The Most Meaningful Family Ocassions
A lot of times when I meet with a bride and groom to design their wedding, we talk about what their family special occasions look like. Personally, I think it is awkward for a family to typically have special occasions at a pizza restaurant or with paper plates to have a formal dinner at a wedding. I encourage couples to design their wedding to complement their family events. They can certainly be a few notches up – or have a formal feel about them. I believe the most meaningful family occasions are ones that are filled with love, laughter and memories. Sounds like a cheap wall plaque you could buy at a discount store, huh?
In reality, I’ve started asking some of the same questions for family and social events that I ask my corporate clients. I like to start planning meetings for all events with the question, “What is the purpose of your event?” Many times, the purpose is not as clear as it may seem. Sometimes, it is very different than what you might expect. Many times I will ask clients what do they want their guests to talk about on the way home or tell their friends or co-workers the next day.

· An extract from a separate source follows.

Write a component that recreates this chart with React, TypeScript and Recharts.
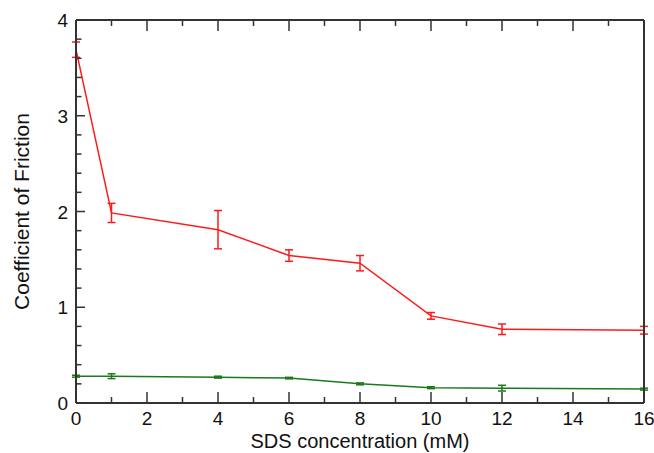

One of my favorites was a groom who said he wanted his guests to get in the car and say “I never knew a wedding could be so much fun. That was the best wedding ever.” So we designed a day that was about laughter and was comfortable and didn’t have a lot of formality. Guests sat at tables and we had quotes around the room about marriage and weddings that were funny. We had fun foods like chips and salsa and cupcakes. We served lemonade when guests arrived and we didn’t worry too much about schedules or being “on time”. It turned out to be a great day and one of my favorite weddings ever.
We recently helped with a 50th wedding anniversary celebration and brought out the color of the bridesmaids dresses from the original wedding. We had large prints from their wedding day. It was very successful and a lot of fun. I personally love family events that have meaningful items that are a part of them. When we celebrated my parents 50th Anniversary, we prominently displayed family photos on their old wooden ironing board.
My dad loved to tell the story of their first big purchase as newlyweds was that ironing board and it had travelled across many states with them. It was a symbol of their commitment and longevity. It had a story to tell and it was a personal story that only fit my parents.